Long the butt of every joke about shrinking space in air travel, Spirit Airlines on Monday unveiled new seats at an airline industry expo, including a revamped “Big Front Seat,” larger tray tables, more padding, and middle seats that are wider than those on the window or aisle.
The new seating will be installed starting in November on new planes. A spokesman for the airline also said they would retrofit some of their existing fleet but would not provide any details on the timeline or how many planes would get the new seats.
“We have listened to our Guests, and we are responding with these new, more comfortable seats,” CEO Ted Christie said in a statement.
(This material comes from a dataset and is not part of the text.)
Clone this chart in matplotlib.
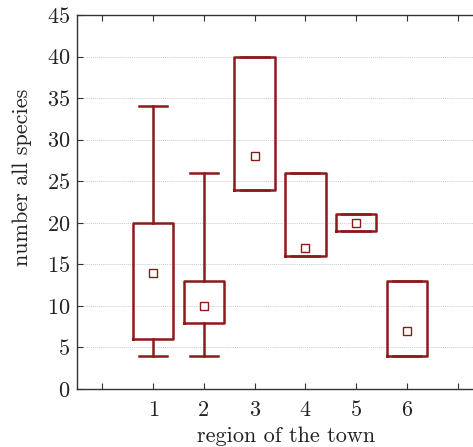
import matplotlib.pyplot as plt

plt.rcParams["font.family"] = "serif"
plt.rcParams["font.serif"] = ["cmr10"]
plt.rcParams["mathtext.fontset"] = "cm"
plt.rcParams["axes.formatter.use_mathtext"] = True

# box data per region of the town
regions = [1, 2, 3, 4, 5, 6]
whisk_lo = [4, 4, 24, 16, 19, 4]
q1 = [6, 8, 24, 16, 19, 4]
q3 = [20, 13, 40, 26, 21, 13]
whisk_hi = [34, 26, 40, 26, 21, 13]
means = [14, 10, 28, 17, 20, 7]

col = "#8b1a1a"

stats = []
for i in range(len(regions)):
    stats.append({"whislo": whisk_lo[i], "q1": q1[i], "med": means[i], "q3": q3[i],
                  "whishi": whisk_hi[i], "mean": means[i], "fliers": []})

fig = plt.figure(figsize=(4.73, 4.47), dpi=100)
ax = fig.add_axes([77 / 473, 58 / 447, 406 / 473, 374 / 447])

lw = 1.8
ax.bxp(stats, positions=regions, widths=0.8, capwidths=0.55, showmeans=True,
       boxprops=dict(color=col, linewidth=lw),
       whiskerprops=dict(color=col, linewidth=lw),
       capprops=dict(color=col, linewidth=lw),
       medianprops=dict(visible=False),
       meanprops=dict(marker="s", markersize=6, markerfacecolor="white",
                      markeredgecolor=col, markeredgewidth=1.0))

ax.set_xlim(-0.5, 7.5)
ax.set_ylim(0, 45)
ax.set_xticks(range(0, 8))
ax.set_xticklabels([""] + [str(r) for r in regions] + [""])
ax.set_yticks(range(0, 46, 5))
ax.tick_params(direction="in", length=4, width=0.8, top=True, right=False,
               labelsize=16, colors="#333333", labelcolor="#222222", pad=5)
ax.tick_params(axis="x", pad=8)
for s in ["left", "bottom", "top"]:
    ax.spines[s].set_linewidth(1.0)
    ax.spines[s].set_color("#333333")
ax.spines["right"].set_visible(False)
ax.yaxis.grid(True, linestyle=(0, (1, 1)), color="#cccccc", linewidth=0.7)
ax.set_axisbelow(True)

ax.set_xlabel("region of the town", fontsize=16, color="#222222", labelpad=3)
ax.set_ylabel("number all species", fontsize=16, color="#222222", labelpad=5)
ax.xaxis.set_label_coords(0.515, -0.1)
ax.yaxis.set_label_coords(-0.11, 0.565)

fig.savefig("out.png", dpi=100)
The first change Spirit flyers will notice is an overhauled Big Front Seat, Spirit’s pseudo First Class offering that offers far more space at the front of the cabin. Already a great alternative for travelers looking to spend a bit more for more comfort, Spirit is adding memory foam to the headrests and back supports of these seats while branding them with the airline’s signature black-and-yellow look.
But more changes are in store for the bulk of Spirit flyers at the back of the plane. The airline promises these new seats will be more comfortable thanks to a composite shell with more foam padding. Those changes, they say, will increase the “usable legroom” compared to comparable slimline seats.
Spirit has its place in the airline industry, thanks to its low fares. And we found in a recent review that it certainly does the job to get you somewhere for cheap. But there’s no denying that its seats can be uncomfortable. Whether these new seats are a true improvement remains to be seen.
Spirit is also giving some extra space to passengers stuck in the middle seats, which will expand to 18 inches wide. But it comes at the expense of your neighbors. While most Spirit seats flying today measure 17 3/4″ inches across, that will shrink to just 17 inches.
And finally, the airline is adding full-sized tray tables and higher literature pockets. That will certainly be an improvement over Spirit’s puny tray tables.
Only time will tell whether Spirit’s new seats live up to its marketing. There are certainly upsides and downsides. And until we know just how much – if at all – Spirit plans to retrofit its existing fleet, it’s a mystery whether you’re more likely to get on the newer seats or fly in the older ones.